Leave out the pictures and repeat the data exactly.
## Start
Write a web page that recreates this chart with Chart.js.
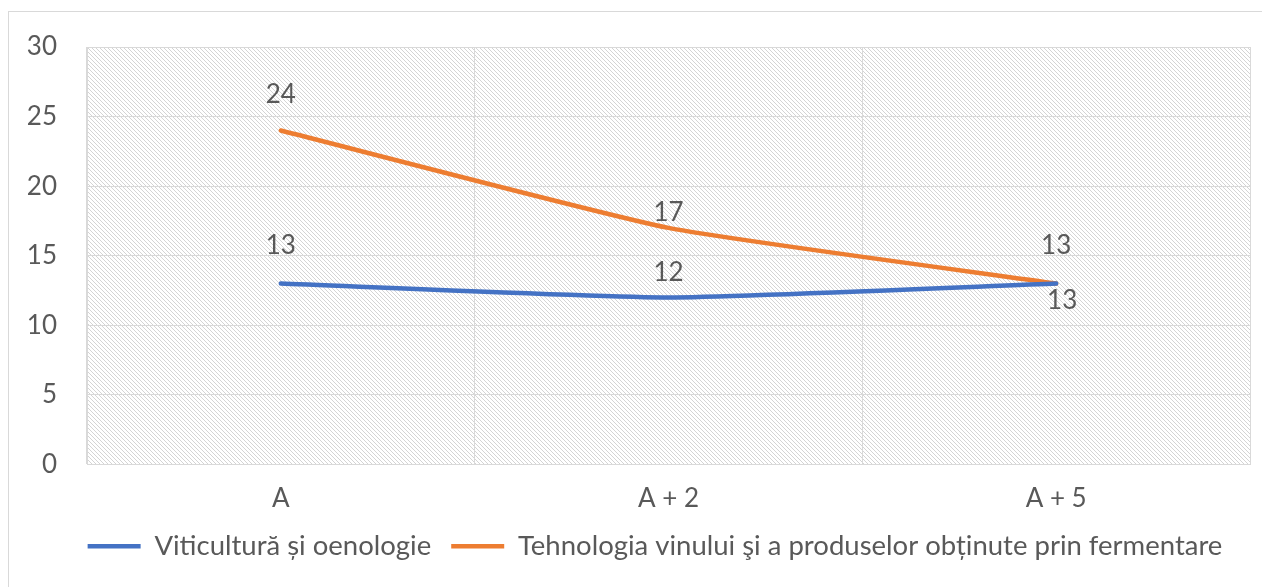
<!DOCTYPE html>
<html>
<head>
<meta charset="utf-8">
<script src="https://cdn.jsdelivr.net/npm/chart.js@4"></script>
<style>
  html, body { margin: 0; padding: 0; background: #fff; }
</style>
</head>
<body>
<canvas id="chart" width="1262" height="587"></canvas>
<script>
// data
const categories = ['A', 'A + 2', 'A + 5'];
const viticultura = [13, 12, 13];
const tehnologia = [24, 17, 13];
const seriesNames = ['Viticultură și oenologie', 'Tehnologia vinului şi a produselor obținute prin fermentare'];
const yTicks = [0, 5, 10, 15, 20, 25, 30];

const textColor = '#595959';
const gridColor = '#d9d9d9';
const fontSize = 26;

// diagonal hatch for the plot area
function makeHatch(ctx) {
    const c = document.createElement('canvas');
    c.width = 4; c.height = 4;
    const g = c.getContext('2d');
    g.fillStyle = '#ffffff';
    g.fillRect(0, 0, 4, 4);
    g.fillStyle = '#d4d4d4';
    for (let i = 0; i < 4; i++) g.fillRect(i, i, 1, 1);
    return ctx.createPattern(c, 'repeat');
}

const frame = {
    id: 'frame',
    beforeDraw(chart) {
        const ctx = chart.ctx, a = chart.chartArea;
        ctx.save();
        ctx.strokeStyle = gridColor;
        ctx.lineWidth = 1;
        ctx.strokeRect(8.5, 11.5, 1400, 700); // outer chart border
        ctx.fillStyle = makeHatch(ctx);
        ctx.fillRect(a.left, a.top, a.right - a.left, a.bottom - a.top);
        ctx.restore();
    },
    afterLayout(chart) {
        // legend sits a bit right of centre in the original
        chart.legend.left += 30;
        chart.legend.right += 30;
    }
};

// value labels next to each point, offsets as placed in the original
const valueLabels = {
    id: 'valueLabels',
    afterDatasetsDraw(chart, args, opts) {
        const ctx = chart.ctx;
        ctx.save();
        ctx.font = fontSize + 'px Lato';
        ctx.fillStyle = textColor;
        ctx.textAlign = 'center';
        ctx.textBaseline = 'middle';
        chart.data.datasets.forEach((ds, di) => {
            const meta = chart.getDatasetMeta(di);
            meta.data.forEach((pt, i) => {
                const off = opts.offsets[di][i];
                ctx.fillText(ds.data[i], pt.x + off[0], pt.y + off[1]);
            });
        });
        ctx.restore();
    }
};

new Chart(document.getElementById('chart'), {
    type: 'line',
    data: {
        labels: categories,
        datasets: [{
            label: seriesNames[0],
            data: viticultura,
            borderColor: '#4472C4',
            backgroundColor: '#4472C4',
            borderWidth: 4.5,
            borderCapStyle: 'round',
            pointRadius: 0,
            tension: 0.15
        }, {
            label: seriesNames[1],
            data: tehnologia,
            borderColor: '#ED7D31',
            backgroundColor: '#ED7D31',
            borderWidth: 4.5,
            borderCapStyle: 'round',
            pointRadius: 0,
            tension: 0.15
        }]
    },
    options: {
        responsive: false,
        animation: false,
        devicePixelRatio: 1,
        layout: { padding: { left: 0, top: 47, right: 12, bottom: 17 } },
        plugins: {
            tooltip: { enabled: false },
            valueLabels: {
                offsets: [
                    [[0, -38], [0, -25], [6, 17]],
                    [[0, -36], [0, -15], [0, -38]]
                ]
            },
            legend: {
                position: 'bottom',
                labels: {
                    usePointStyle: true,
                    pointStyle: 'line',
                    pointStyleWidth: 53,
                    boxHeight: 20,
                    color: textColor,
                    font: { family: 'Lato', size: 27.5 },
                    padding: 20
                }
            }
        },
        scales: {
            x: {
                offset: true,
                grid: { offset: true, color: gridColor, drawTicks: false },
                border: { color: gridColor },
                ticks: { color: textColor, font: { family: 'Lato', size: fontSize }, padding: 19 },
                afterFit(s) { s.height = 48; }
            },
            y: {
                min: 0,
                max: 30,
                afterBuildTicks(s) { s.ticks = yTicks.map(v => ({ value: v })); },
                grid: { color: gridColor, drawTicks: false },
                border: { color: gridColor },
                ticks: { color: textColor, font: { family: 'Lato', size: fontSize }, padding: 30 },
                afterFit(s) { s.width = 87; }
            }
        }
    },
    plugins: [frame, valueLabels]
});
</script>
</body>
</html>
## End
• RESULT OF THE TASK:
Write a web page that recreates this chart with Chart.js.
<!DOCTYPE html>
<html>
<head>
<meta charset="utf-8">
<script src="https://cdn.jsdelivr.net/npm/chart.js@4"></script>
<style>
  html, body { margin: 0; padding: 0; background: #fff; }
</style>
</head>
<body>
<canvas id="chart" width="1262" height="587"></canvas>
<script>
// data
const categories = ['A', 'A + 2', 'A + 5'];
const viticultura = [13, 12, 13];
const tehnologia = [24, 17, 13];
const seriesNames = ['Viticultură și oenologie', 'Tehnologia vinului şi a produselor obținute prin fermentare'];
const yTicks = [0, 5, 10, 15, 20, 25, 30];

const textColor = '#595959';
const gridColor = '#d9d9d9';
const fontSize = 26;

// diagonal hatch for the plot area
function makeHatch(ctx) {
    const c = document.createElement('canvas');
    c.width = 4; c.height = 4;
    const g = c.getContext('2d');
    g.fillStyle = '#ffffff';
    g.fillRect(0, 0, 4, 4);
    g.fillStyle = '#d4d4d4';
    for (let i = 0; i < 4; i++) g.fillRect(i, i, 1, 1);
    return ctx.createPattern(c, 'repeat');
}

const frame = {
    id: 'frame',
    beforeDraw(chart) {
        const ctx = chart.ctx, a = chart.chartArea;
        ctx.save();
        ctx.strokeStyle = gridColor;
        ctx.lineWidth = 1;
        ctx.strokeRect(8.5, 11.5, 1400, 700); // outer chart border
        ctx.fillStyle = makeHatch(ctx);
        ctx.fillRect(a.left, a.top, a.right - a.left, a.bottom - a.top);
        ctx.restore();
    },
    afterLayout(chart) {
        // legend sits a bit right of centre in the original
        chart.legend.left += 30;
        chart.legend.right += 30;
    }
};

// value labels next to each point, offsets as placed in the original
const valueLabels = {
    id: 'valueLabels',
    afterDatasetsDraw(chart, args, opts) {
        const ctx = chart.ctx;
        ctx.save();
        ctx.font = fontSize + 'px Lato';
        ctx.fillStyle = textColor;
        ctx.textAlign = 'center';
        ctx.textBaseline = 'middle';
        chart.data.datasets.forEach((ds, di) => {
            const meta = chart.getDatasetMeta(di);
            meta.data.forEach((pt, i) => {
                const off = opts.offsets[di][i];
                ctx.fillText(ds.data[i], pt.x + off[0], pt.y + off[1]);
            });
        });
        ctx.restore();
    }
};

new Chart(document.getElementById('chart'), {
    type: 'line',
    data: {
        labels: categories,
        datasets: [{
            label: seriesNames[0],
            data: viticultura,
            borderColor: '#4472C4',
            backgroundColor: '#4472C4',
            borderWidth: 4.5,
            borderCapStyle: 'round',
            pointRadius: 0,
            tension: 0.15
        }, {
            label: seriesNames[1],
            data: tehnologia,
            borderColor: '#ED7D31',
            backgroundColor: '#ED7D31',
            borderWidth: 4.5,
            borderCapStyle: 'round',
            pointRadius: 0,
            tension: 0.15
        }]
    },
    options: {
        responsive: false,
        animation: false,
        devicePixelRatio: 1,
        layout: { padding: { left: 0, top: 47, right: 12, bottom: 17 } },
        plugins: {
            tooltip: { enabled: false },
            valueLabels: {
                offsets: [
                    [[0, -38], [0, -25], [6, 17]],
                    [[0, -36], [0, -15], [0, -38]]
                ]
            },
            legend: {
                position: 'bottom',
                labels: {
                    usePointStyle: true,
                    pointStyle: 'line',
                    pointStyleWidth: 53,
                    boxHeight: 20,
                    color: textColor,
                    font: { family: 'Lato', size: 27.5 },
                    padding: 20
                }
            }
        },
        scales: {
            x: {
                offset: true,
                grid: { offset: true, color: gridColor, drawTicks: false },
                border: { color: gridColor },
                ticks: { color: textColor, font: { family: 'Lato', size: fontSize }, padding: 19 },
                afterFit(s) { s.height = 48; }
            },
            y: {
                min: 0,
                max: 30,
                afterBuildTicks(s) { s.ticks = yTicks.map(v => ({ value: v })); },
                grid: { color: gridColor, drawTicks: false },
                border: { color: gridColor },
                ticks: { color: textColor, font: { family: 'Lato', size: fontSize }, padding: 30 },
                afterFit(s) { s.width = 87; }
            }
        }
    },
    plugins: [frame, valueLabels]
});
</script>
</body>
</html>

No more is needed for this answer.